Pero los países de Asia, África y América Latina volverían a ser esenciales para China en las próximas décadas. Primero, la represión violenta de las protestas de Tiananmen en 1989 y el subsecuente aislamiento internacional de China daría nuevo ímpetu a las relaciones con los países en desarrollo. Segundo, estos países se convertirían en los destinos prioritarios de la estrategia Going Out de finales de los años noventa que buscaba la internacionalización de empresas chinas, el acceso a nuevos mercados y la obtención de recursos naturales necesarios para el crecimiento económico. Muchos de estos países, olvidados por las potencias occidentales, se convirtieron en terrenos de experimentación de esta política y permitieron a Beijing reforzar relaciones políticas bajo la lógica de cooperación Sur-Sur.
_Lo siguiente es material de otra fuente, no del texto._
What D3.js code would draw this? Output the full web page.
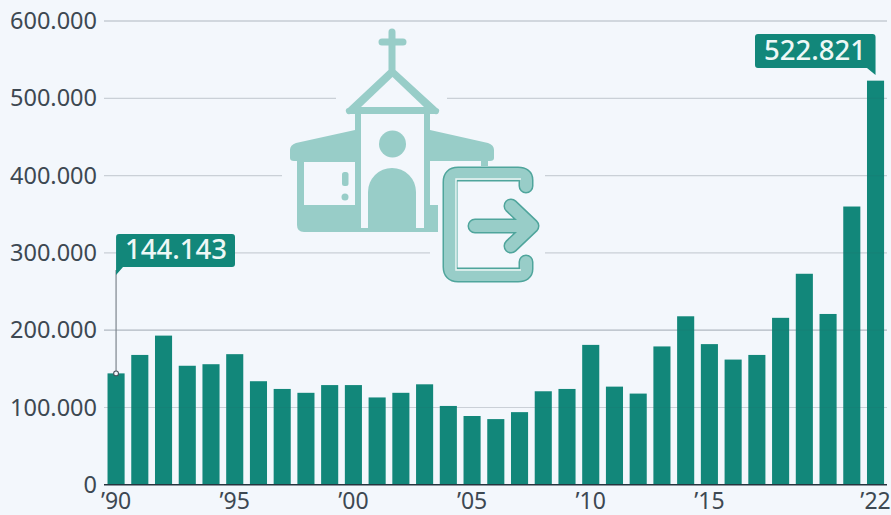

Para fortalecer estos vínculos, además, la RPC empezó a crear cumbres de diplomacia regional con el fin de garantizar una mayor coordinación, como el Foro de Cooperación China-África (2001) o el Foro CELAC-China (2015), con iniciativas similares con los países árabes o las islas del Pacífico.
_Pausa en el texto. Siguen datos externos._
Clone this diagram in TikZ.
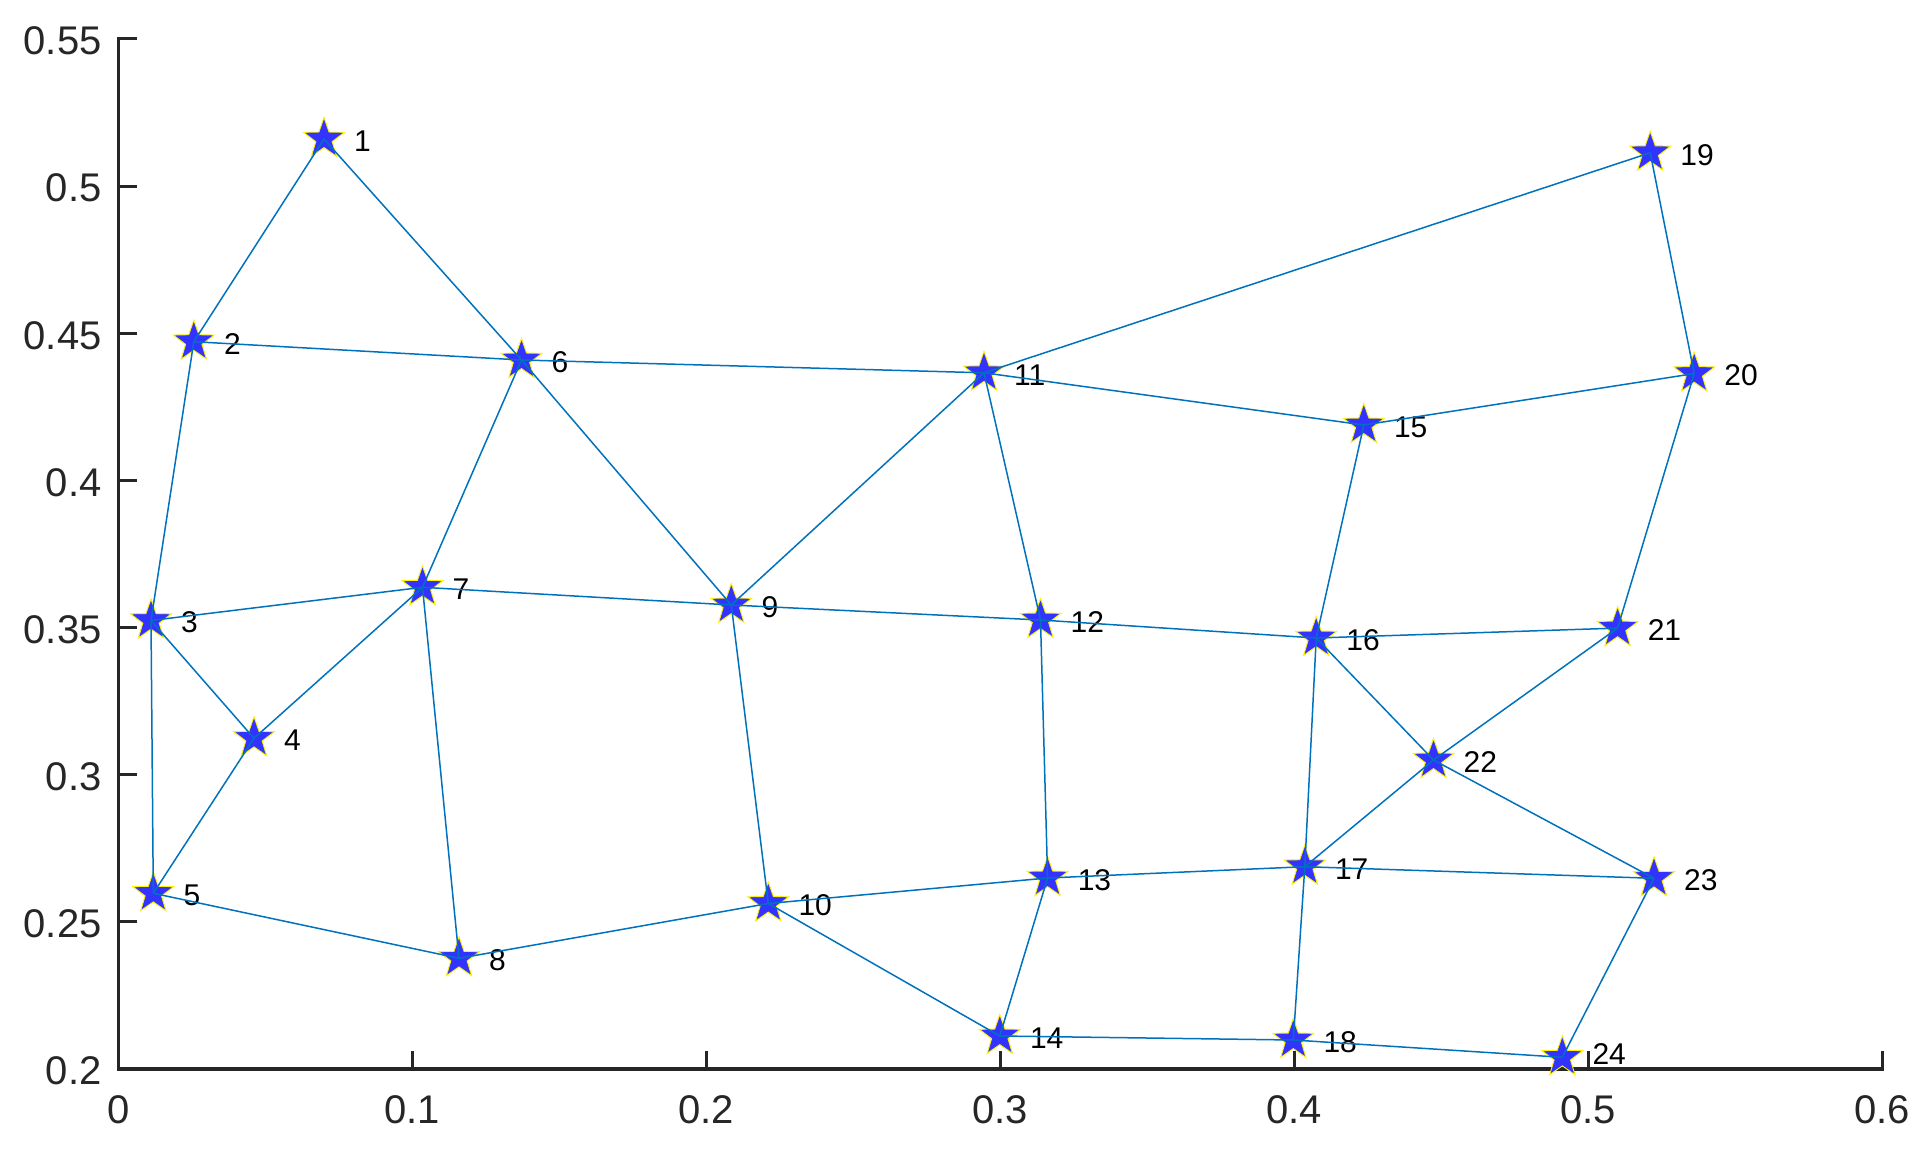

Poco a poco, en el proceso de desideologización de la China posmaoísta el Tercer Mundo fue desapareciendo de los discursos oficiales. Según Teng Wei, profesora de la South China Normal University, la categoría del Tercer Mundo pasó de ser una fuente de orgullo identitario a una marca de infame subdesarrollo de la que deshacerse (véase Teng Wei, «Third World» en: Sorace, Christian; Franceschini, Ivan y Loubere, Nicholas (eds.). Afterlives of Chinese Communism. Australian National University, 2019). En ese ímpetu de modernización, el término «país en desarrollo» favorecía una visión economicista y desligada de ideología. Los países en desarrollo se convertirían entonces en «la base» de la política exterior china, en palabras del antiguo presidente Hu Jintao, mientras China construiría su nueva identidad como «el mayor país en desarrollo».
El Sur Global supone casi el 40% del comercio global chino y, desde 2020, representa tres cuartas partes de la inversión directa china
Xi y la «nueva era» del Sur Global
Este empeño ha dado sus frutos: actualmente, el Sur Global supone casi el 40% del comercio global chino y, desde 2020, representa tres cuartas partes de la inversión directa china (véase Arco Escriche, Inés y Burguete, Víctor (eds.) China y el Sur Global: viejos amigos, nuevas dinámicas. CIDOB Report 11, 2023). Si bien las lógicas de apoyo al desarrollo suponen una continuidad de las relaciones entre China y Asia, África y América Latina desde la década de 1950, la Iniciativa de la Franja y la Ruta (BRI, por su sigla en inglés) lanzada en 2013, ha elevado la importancia de estos estados para la política exterior china. Sin olvidar que su objetivo inicial era conectar el gigante asiático con Europa, el BRI ejemplifica las nuevas dinámicas entre Beijing y los países del Sur Global, basadas en la promoción de la conectividad, el desarrollo de infraestructuras, una mayor relación comercial y de inversiones –en muchos casos, asimétrica– y de ayuda al desarrollo. Y, aunque no son pocas las críticas a este modelo, más allá de ser concebido únicamente como un mecanismo de expansión del poder chino también lleva en su genética la creencia histórica de apoyar a otros países a ser autosuficientes –es decir, independientes económicamente de Occidente–. En algunos casos, mediante nuevas dependencias con Beijing, pero en otros, ofreciendo una capacidad de diversificación que ha aumentado el margen de maniobra de estos países en el sistema internacional.
Y esta mayor autonomía es lo que explica este renovado interés de Beijing en el Sur Global. Las respuestas dispares de Europa y Washington a las guerras de Ucrania y Gaza han ahondado en la alienación entre Occidente y el Sur Global, creando resquicios de crítica al orden mundial, ahora cooptados por Beijing. En un momento de mayor ambición china, los países del Sur Global son más necesarios que nunca en la reforma del sistema internacional liberal –de ahí el énfasis en «un nuevo momento del Sur en la gobernanza global»–. El apoyo de estos estados para los nuevos marcos de gobernanza chinos –como la Iniciativa Global para el Desarrollo o la Iniciativa Global para la Seguridad– es esencial para su legitimidad, como lo fue también Bandung. En su propuesta para reformar la gobernanza global publicada en 2023, las élites de Beijing llamaban a «remediar las injusticias históricas» de la falta de representación y respuestas políticas que tuvieran en cuenta las necesidades de los países en desarrollo. Pero el liderazgo y el cambio político solo ocurre cuando es aceptado por todas las partes. ¿Conseguirá China movilizar a estos países mediante las narrativas de solidaridad, historia y vindicaciones comunes frente a un Sur Global más selectivo y autónomo, decidido a resistirse a formar parte de una nueva bipolaridad entre Washington y Beijing?